Asymptotic Gate Count Bounds for Ancilla-Free Single-Qubit Synthesis with Arithmetic Gates
Kaoru Sano, Hayata Morisaki, Seiseki Akibue
TL;DR
This work analyzes ancilla-free synthesis of single-qubit unitaries using Clifford+$G$ gates, connecting quantum circuit synthesis to number theory. It develops deterministic and probabilistic synthesis frameworks and derives three main asymptotic bounds on the $G$-count required to achieve a target accuracy, with Haar-random unitaries attaining a tight $3\log_p(1/\varepsilon)$ (and a probabilistic $\tfrac{3}{2}\log_p(1/\varepsilon)$) rate and structured unitaries reaching higher lower bounds, while some edge cases exhibit non-convergent behavior. A central methodological advancement is the employment of Diophantine approximation and the Subspace Theorem to prove lower bounds (e.g., $4\log_p(1/\varepsilon)$ or $2\log_p(1/\varepsilon)$) for arithmetic gate families, together with a Liouville-type phenomenon showing undefined exact rates in certain constructions.

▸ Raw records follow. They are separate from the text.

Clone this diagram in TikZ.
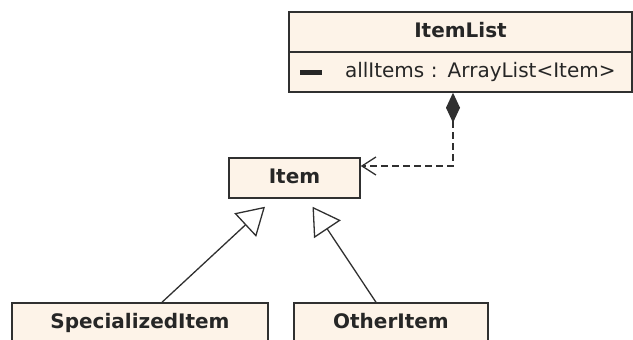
\documentclass[tikz,border=0pt]{standalone}
\usepackage{fontspec}
\setmainfont{DejaVu Sans}
\usetikzlibrary{shapes,arrows,arrows.meta}
\usetikzlibrary{positioning}
\definecolor{umlfill}{HTML}{FDF3E8}
\definecolor{umlline}{HTML}{303030}
\tikzstyle{umlclass} = [draw=umlline, fill=umlfill, line width=1.5pt,
minimum height=40pt, inner sep=0pt, text=black!85, text height=15pt, text depth=4pt,
font=\fontsize{20}{22}\selectfont\bfseries]
\tikzstyle{inherit} = [draw=umlline, line width=1.3pt,
-{Triangle[open,length=27pt,width=32pt]}]

\begin{document}
\begin{tikzpicture}[x=1pt, y=-1pt,
	owns/.style={draw=umlline, line width=1.3pt, dash pattern=on 7pt off 4pt,
		{Diamond[length=30pt,width=14pt]}-{Straight Barb[length=14pt,width=18pt]}}]
	\useasboundingbox (0,0) rectangle (633,340);
	% container class with its attribute box underneath
	\node [umlclass, minimum width=343pt] (ItemList) at (460.5,32) {ItemList};
	\node [umlclass, minimum width=343pt, below=-1.5pt of ItemList,
		text width=321pt, inner xsep=11pt, align=left,
		font=\fontsize{20}{22}\selectfont] (ItemListAttr)
		{\rule[3pt]{22pt}{5pt}\hspace*{23pt}allItems : ArrayList<Item>};
	\node [umlclass, minimum width=131pt] (Item) at (294.5,178) {Item};
	\node [umlclass, minimum width=256pt] (SpecializedItem) at (140,323) {SpecializedItem};
	\node [umlclass, minimum width=194pt] (OtherItem) at (391,323) {OtherItem};
	%% Relations
	\coordinate (bend) at (453,166);
	\path [owns] (ItemListAttr.south -| bend) -- (bend) -- (bend -| Item.east);
	\path [inherit] ([xshift=22pt]SpecializedItem.north) -- ([xshift=-29.5pt,yshift=-8pt]Item.south);
	\path [inherit] ([xshift=-15pt]OtherItem.north) -- ([xshift=18pt,yshift=-8pt]Item.south);
\end{tikzpicture}
\end{document}
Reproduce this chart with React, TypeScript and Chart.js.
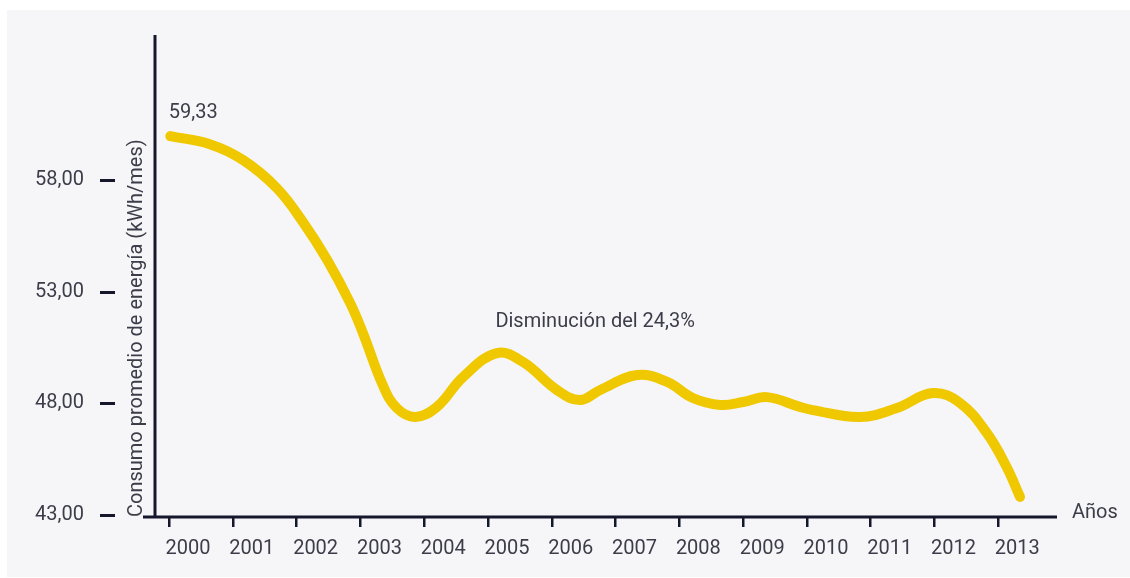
import React, { useEffect, useRef } from "react";
import { Chart, registerables } from "chart.js";

Chart.register(...registerables);

// ---- Data ----
const tickYears = [2000, 2001, 2002, 2003, 2004, 2005, 2006, 2007, 2008, 2009, 2010, 2011, 2012, 2013];
const yTickValues = [43, 48, 53, 58];

// The drawn smooth curve, sampled along its course (x in years, y in kWh/mes)
const curveYears = [
  2000.02, 2000.64, 2001.16, 2001.69, 2002.1, 2002.48, 2002.84, 2003.04, 2003.35, 2003.57,
  2003.86, 2004.2, 2004.61, 2005.14, 2005.55, 2006.08, 2006.44, 2006.76, 2007.34, 2007.81,
  2008.21, 2008.64, 2009.0, 2009.37, 2009.89, 2010.09, 2010.83, 2011.41, 2011.97, 2012.4,
  2012.82, 2013.13, 2013.34,
];
const curveValues = [
  59.97, 59.61, 58.9, 57.64, 56.12, 54.42, 52.49, 51.15, 48.82, 47.79,
  47.39, 47.84, 49.18, 50.25, 49.85, 48.6, 48.15, 48.6, 49.27, 48.96,
  48.24, 47.93, 48.06, 48.28, 47.84, 47.7, 47.39, 47.79, 48.46, 48.02,
  46.67, 45.15, 43.81,
];

const startLabel = "59,33";
const startLabelAt = { x: 2000.38, y: 61.0 };
const noteLabel = "Disminución del 24,3%";
const noteLabelAt = { x: 2006.68, y: 51.64 };
const xAxisLabel = "Años";
const yAxisTitle = "Consumo promedio de energía (kWh/mes)";

const W = 1130;
const H = 578;
const FONT = 'Roboto, "Open Sans", sans-serif';
const TEXT = "#3d3d4a";
const AXIS = "#16162c";
const LINE = "#efc800";

export default function App() {
  const ref = useRef<HTMLCanvasElement | null>(null);

  useEffect(() => {
    if (!ref.current) return;

    const bgPlugin = {
      id: "bg",
      beforeDraw(chart: any) {
        const c = chart.ctx;
        c.save();
        c.fillStyle = "#ffffff";
        c.fillRect(0, 0, W, H);
        c.fillStyle = "#f6f6f8";
        c.fillRect(7, 10, W - 7, H - 11);
        c.restore();
      },
    };

    const decoPlugin = {
      id: "deco",
      afterDraw(chart: any) {
        const { ctx, chartArea: a, scales } = chart;
        const xs = scales.x;
        const ys = scales.y;
        ctx.save();
        ctx.strokeStyle = AXIS;
        ctx.lineWidth = 3;
        ctx.lineCap = "butt";
        ctx.beginPath();
        ctx.moveTo(a.left, a.top);
        ctx.lineTo(a.left, a.bottom);
        ctx.stroke();
        ctx.beginPath();
        ctx.moveTo(a.left - 12, a.bottom);
        ctx.lineTo(a.right, a.bottom);
        ctx.stroke();

        // y tick dashes, detached from the axis
        yTickValues.forEach((v) => {
          const py = Math.round(ys.getPixelForValue(v)) + 0.5;
          ctx.beginPath();
          ctx.moveTo(a.left - 55, py);
          ctx.lineTo(a.left - 40, py);
          ctx.stroke();
        });

        ctx.fillStyle = TEXT;
        ctx.font = `20px ${FONT}`;
        ctx.textAlign = "center";
        ctx.textBaseline = "middle";
        ctx.fillText(startLabel, xs.getPixelForValue(startLabelAt.x), ys.getPixelForValue(startLabelAt.y));
        ctx.fillText(noteLabel, xs.getPixelForValue(noteLabelAt.x), ys.getPixelForValue(noteLabelAt.y));
        ctx.textAlign = "left";
        ctx.fillText(xAxisLabel, a.right + 15, a.bottom - 4);
        ctx.restore();
      },
    };

    const chart = new Chart(ref.current, {
      type: "line",
      data: {
        datasets: [
          {
            data: curveYears.map((x, i) => ({ x, y: curveValues[i] })),
            borderColor: LINE,
            borderWidth: 10,
            pointRadius: 0,
            tension: 0.4,
            borderCapStyle: "round",
            borderJoinStyle: "round",
            fill: false,
            clip: false as any,
          },
        ],
      },
      options: {
        responsive: false,
        animation: false,
        layout: { padding: { top: 35, right: 73, left: 35, bottom: 0 } },
        plugins: {
          legend: { display: false },
          tooltip: { enabled: false },
        },
        scales: {
          x: {
            type: "linear",
            min: 1999.78,
            max: 2013.92,
            afterBuildTicks: (s: any) => {
              s.ticks = tickYears.map((v) => ({ value: v }));
            },
            afterFit: (s: any) => {
              s.height = 61;
            },
            grid: {
              display: true,
              drawOnChartArea: false,
              drawTicks: true,
              tickLength: 10,
              color: AXIS,
              lineWidth: 2.5,
            },
            border: { display: false },
            ticks: {
              labelOffset: 19,
              padding: 10,
              autoSkip: false,
              maxRotation: 0,
              color: TEXT,
              font: { family: FONT, size: 20 },
              callback: (v: any) => String(v),
            },
          },
          y: {
            type: "linear",
            min: 42.91,
            max: 64.5,
            afterBuildTicks: (s: any) => {
              s.ticks = yTickValues.map((v) => ({ value: v }));
            },
            afterFit: (s: any) => {
              s.width = 120;
            },
            grid: { display: false },
            border: { display: false },
            ticks: {
              padding: 0,
              crossAlign: "far",
              color: TEXT,
              font: { family: FONT, size: 20 },
              callback: (v: any) => Number(v).toFixed(2).replace(".", ","),
            },
            title: {
              display: true,
              text: yAxisTitle,
              align: "start",
              padding: { top: 90, bottom: 0 },
              color: TEXT,
              font: { family: FONT, size: 20 },
            },
          },
        },
      },
      plugins: [bgPlugin, decoPlugin],
    } as any);

    return () => chart.destroy();
  }, []);

  return (
    <div style={{ position: "fixed", left: 0, top: 0, width: W, height: H }}>
      <canvas ref={ref} width={W} height={H} style={{ width: W, height: H, display: "block" }} />
    </div>
  );
}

The results partially resolve a generalized Ross--Selinger conjecture and provide a rigorous connection between gate synthesis resource counts and arithmetic properties of the target unitaries, clarifying scaling implications for fault-tolerant quantum computation with arithmetic gate sets.
Abstract
We study ancilla-free approximation of single-qubit unitaries $U\in {\rm SU}(2)$ by gate sequences over Clifford+$G$, where $G\in\{T,V\}$ or their generalization. Let $p$ denote the characteristic factor of the gate set (e.g., $p=2$ for $G=T$ and $p=5$ for $G=V$). We prove three asymptotic bounds on the minimum $G$-count required to achieve approximation error at most $\varepsilon$. First, for Haar-almost every $U$, we show that $3\log_{p}(1/\varepsilon)$ $G$-count is both necessary and sufficient; moreover, probabilistic synthesis improves the leading constant to $3/2$. Second, for unitaries whose ratio of matrix elements lies in a specified number field, $4\log_p(1/\varepsilon)$ $G$-count is necessary. Again, the leading constant can be improved to $2$ by probabilistic synthesis. Third, there exist unitaries for which the $G$-count per $\log_{p}(1/\varepsilon)$ fails to converge as $\varepsilon\to 0^+$. These results partially resolve a generalized form of the Ross--Selinger conjecture.